The structure of his pieces is often open-ended, permitting multiple combinations and different musical interpretations/arrangements rather than being strictly scored. So it is with ‘Perfect Lives’, a collaborative piece devised between 1978 and 1983 and eventually broadcast for TV. Made up of seven episodes, and set in a very American but un-named Midwest town, its overall story is of a couple of musicians who – along with a football-playing accomplice – plan to rob a bank but then only keep the money for one day: if they should get away with it, they will have accomplished a word of art. However, within its multiple settings - the Bank, the Bar, the Supermarket - the libretto takes a giddying number of twists, turns, digressions and abstract musings originally delivered in the form of an unfurling patter by the suave-looking Ashley himself. Despite the apparent simplicity of its structures, so many styles, conceits and concepts flow through ‘Perfect Lives’, both musically and textually, that it is impossible to take in cold first time off the bat.
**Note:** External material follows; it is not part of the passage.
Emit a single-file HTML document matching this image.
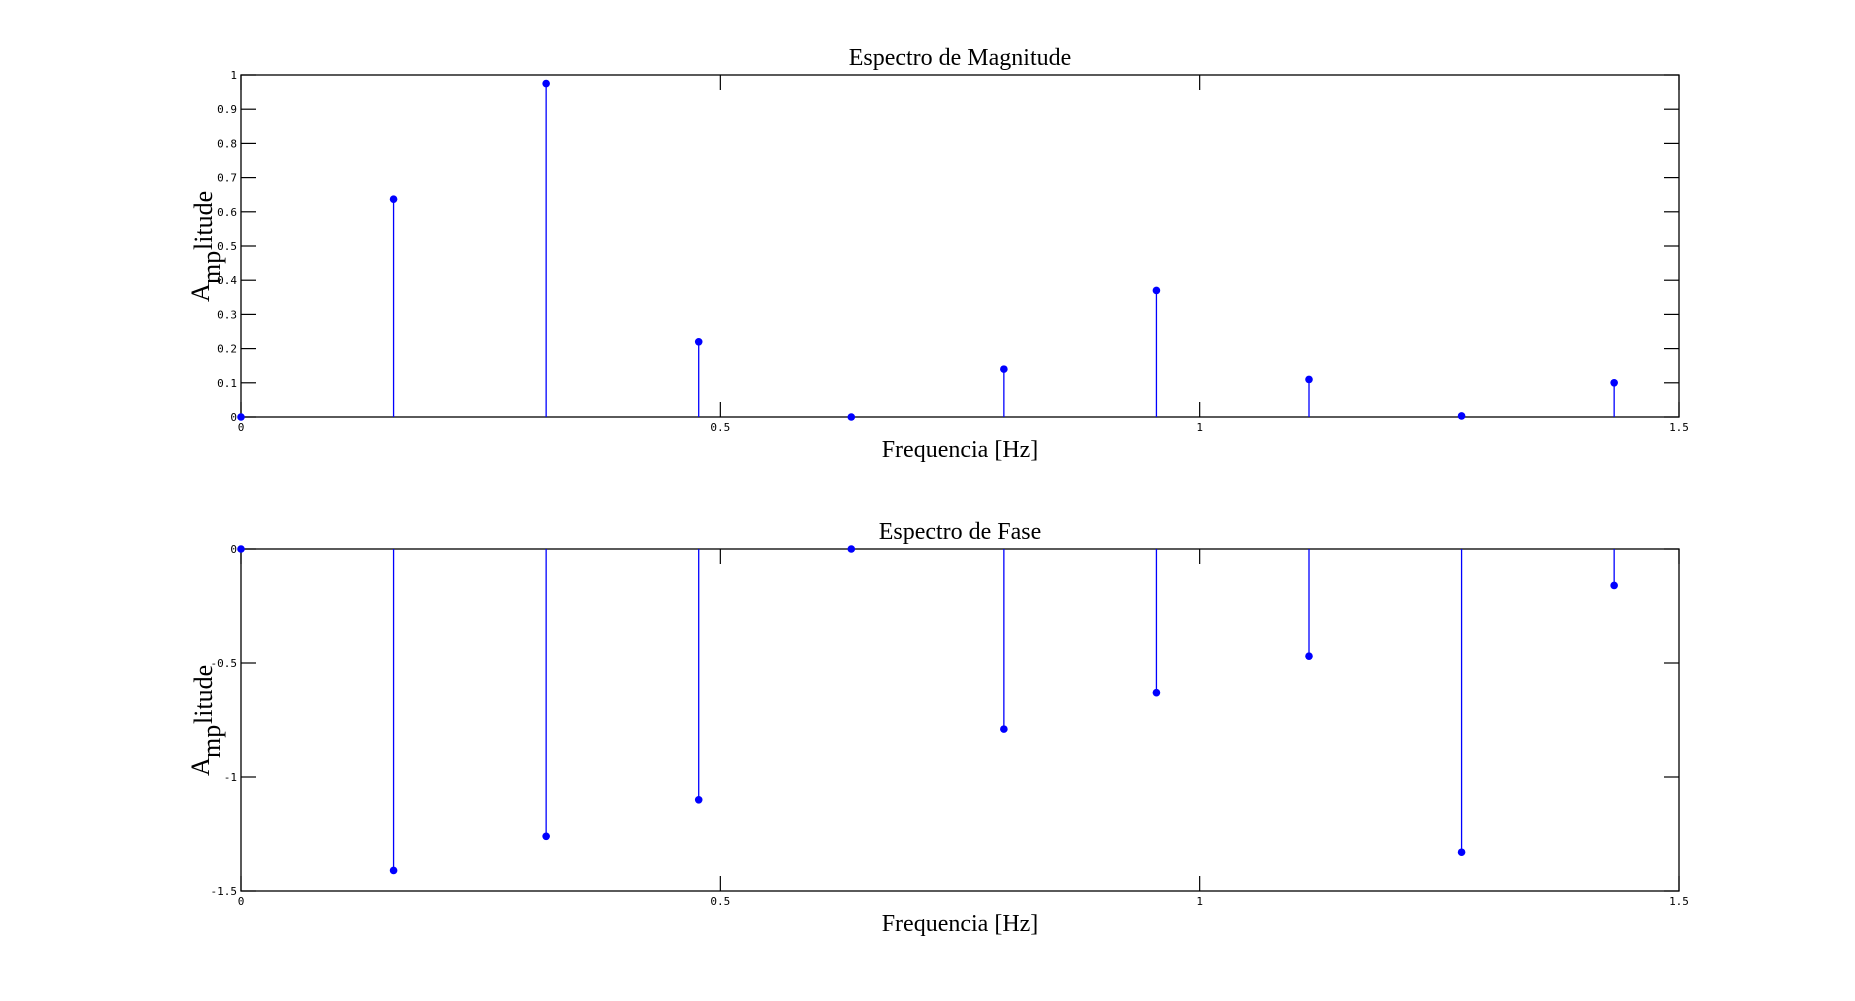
<!DOCTYPE html>
<html><head><meta charset="utf-8"><style>
body{margin:0;background:#fff;}
svg{display:block;}
text{font-family:"Liberation Serif",serif;fill:#000;}
.tk{font-family:"DejaVu Sans Mono","Liberation Mono",monospace;font-size:11px;}
</style></head><body>
<svg id="fig" width="1855" height="1001" viewBox="0 0 1855 1001" xmlns="http://www.w3.org/2000/svg"></svg>
<script>
const freqIndex = [0,1,2,3,4,5,6,7,8,9];
const freqStep = 0.15915;
const magValues = [0,0.637,0.975,0.22,0,0.14,0.37,0.11,0.003,0.10];
const phaseValues = [0,-1.41,-1.26,-1.10,0,-0.79,-0.63,-0.47,-1.33,-0.16];
const xTicks = [0,0.5,1,1.5];
const xTickLabels = ["0","0.5","1","1.5"];
const magTicks = [0,0.1,0.2,0.3,0.4,0.5,0.6,0.7,0.8,0.9,1];
const magTickLabels = ["0","0.1","0.2","0.3","0.4","0.5","0.6","0.7","0.8","0.9","1"];
const phaseTicks = [-1.5,-1,-0.5,0];
const phaseTickLabels = ["-1.5","-1","-0.5","0"];

const NS="http://www.w3.org/2000/svg";
const svg=document.getElementById('fig');
function mk(tag,attrs,parent){const e=document.createElementNS(NS,tag);for(const k in attrs)e.setAttribute(k,attrs[k]);(parent||svg).appendChild(e);return e;}

function panel(name,top,ymin,ymax,yt,ytl,vals,title){
  const L=241,R=1679,T=top,B=top+342;
  const g=mk('g',{});
  
  
  const sx=v=>L+(v-0)/(1.5)*(R-L);
  const sy=v=>B-(v-ymin)/(ymax-ymin)*(B-T);
  const frame=mk('rect',{x:L,y:T,width:R-L,height:B-T,fill:'none',stroke:'#000','stroke-width':1.3},g);
  
  
  xTicks.forEach((v,i)=>{
    const x=sx(v);
    mk('line',{x1:x,y1:B,x2:x,y2:B-15,stroke:'#000','stroke-width':1.2},g);
    mk('line',{x1:x,y1:T,x2:x,y2:T+15,stroke:'#000','stroke-width':1.2},g);
    const t=mk('text',{x:x,y:B+14,'text-anchor':'middle',class:'tk'},g);
    t.textContent=xTickLabels[i];
    
    
  });
  yt.forEach((v,i)=>{
    const y=sy(v);
    mk('line',{x1:L,y1:y,x2:L+15,y2:y,stroke:'#000','stroke-width':1.2},g);
    mk('line',{x1:R,y1:y,x2:R-15,y2:y,stroke:'#000','stroke-width':1.2},g);
    const t=mk('text',{x:L-4,y:y+4,'text-anchor':'end',class:'tk'},g);
    t.textContent=ytl[i];
    
    
  });
  vals.forEach((v,i)=>{
    const x=sx(freqIndex[i]*freqStep);
    const st=mk('line',{x1:x,y1:sy(0),x2:x,y2:sy(v),stroke:'#0000ff','stroke-width':1.3},g);
    
    
    const c=mk('circle',{cx:x,cy:sy(v),r:3.8,fill:'#0000ff'},g);
    
    
  });
  const tt=mk('text',{x:(L+R)/2,y:T-10,'text-anchor':'middle','font-size':24},g);
  tt.textContent=title;
  
  
  const xl=mk('text',{x:(L+R)/2,y:B+40,'text-anchor':'middle','font-size':24},g);
  xl.textContent='Frequencia [Hz]';
  
  
  const cy=(T+B)/2+34;
  const yl=mk('g',{transform:`translate(212,${cy}) rotate(-90)`},g);
  
  
  const a=mk('text',{x:-22,y:-3,'font-size':26},yl);a.textContent='A';
  const m=mk('text',{x:-4,y:8,'font-size':26},yl);m.textContent='mp';
  const l=mk('text',{x:30,y:0,'font-size':26},yl);l.textContent='litude';
}
panel('magnitude-panel',75,0,1,magTicks,magTickLabels,magValues,'Espectro de Magnitude');
panel('phase-panel',549,-1.5,0,phaseTicks,phaseTickLabels,phaseValues,'Espectro de Fase');
</script>
</body></html>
It requires repeated listening to get anything like a handle upon; however, it is a piece that is immediately utterly beguiling, mysteriously hypnotic, drawing you into its cryptic world like a whirlpool.

The San Francisco duo Matmos, now based in Baltimore, aka MC Schmidt and Drew Daniel, most famous for their collaborations with Björk on Vespertine and Medúlla, are singularly equipped to perform and elaborate on Ashley’s work. They have a highly literate and cross-platform approach, with a Matthew Herbert-like approach to sampling, as well as an incredible versatility: I’ve seen and heard Matmos live on numerous occasions, and it’s never been the same experience twice. Fundamentally, they get it; there is nothing academic, or drearily meticulous about the way they splice together elements in their music, which spans dance to the avant-garde and takes in found objects, electronics and regular instruments. All of these they bring together with serious, deadpan humour – an easy panache that comes from the deep working and personal relationship Schmidt and Daniel have developed in the nigh-on two decades of Matmos’s existence. Watch live footage of them performing their last album Ultimate Care II, made up entirely of sounds produced by a washing machine. There is nothing whimsical or bone-dry gestural about their approach to the undertaking. They extract something ingenious. They make a point, they agitate the cerebellum but more importantly they rock. They swing. They perfume. They groove. They rumble.

It is with absolute faith that they would deliver that I arrive at the Barbican to see Matmos perform three episodes from ‘Perfect Lives’, and they exceed expectation. First was ‘The Park (Privacy Rules)’ in which MC Schmidt delivers the libretto, sedentary, in cardigan and bow tie. Musical, visual and vocal narratives seem to cut across one another; the arrangement consists of wave after wave of strings and flute, underpinned by discreet electronic treatments by Daniel. As images tumble slowly down the backcloth, Schmidt’s narrative, a loose association of ideas moving away from the central theme, is punctuated by an almost sardonic Greek chorus of two female backing vocalists uttering regular, laconic phrases which offer neither assent nor dissent. The final episode is ‘The Backyard (T’Be Continued)’, to which Matmos provide a beautiful and effortlessly moving melange of sampled tabla and treated guitar, sending us on our way from the imaginary landscape of this opera affected and altered by its topography and events but not quite sure how or why as yet.

The highlight, however, is the second of the selected episodes, ‘The Bar (Differences)’, set against a tacky, flyover country 1980s idea of a cocktail lounge – all neon light and satin and bad honky tonk pastiche. A cheesy piano phrase rolls over and over as Schmidt’s narrator sashays about the stage, accompanied by the tick of a cheap Casio drum machine. However, there’s a sense of growing tipsiness as the piece imperceptibly builds, layer upon layer, the carefully accumulating arrangement simulating perfectly the sensation of riotous drunkenness as the philosophical ideas begin to flow like alcohol through veins, with Schmidt speculating wildly and unsteadily on the nature of the Self.

Only Matmos could pull of this sort of abandon with this degree of exactness, you suspect. Their arrangement of this episode is, frankly, an improvement on the (very fine) televised Ashley original, in which they bring to bear all the chops they’ve accrued over the years. The Midwestern theme of ‘Perfect Lives’ has invited comparisons with Talking Heads; however, there is a super-intelligence at work in this performance that feels like 3D chess compared with Talking Heads’ regular variety.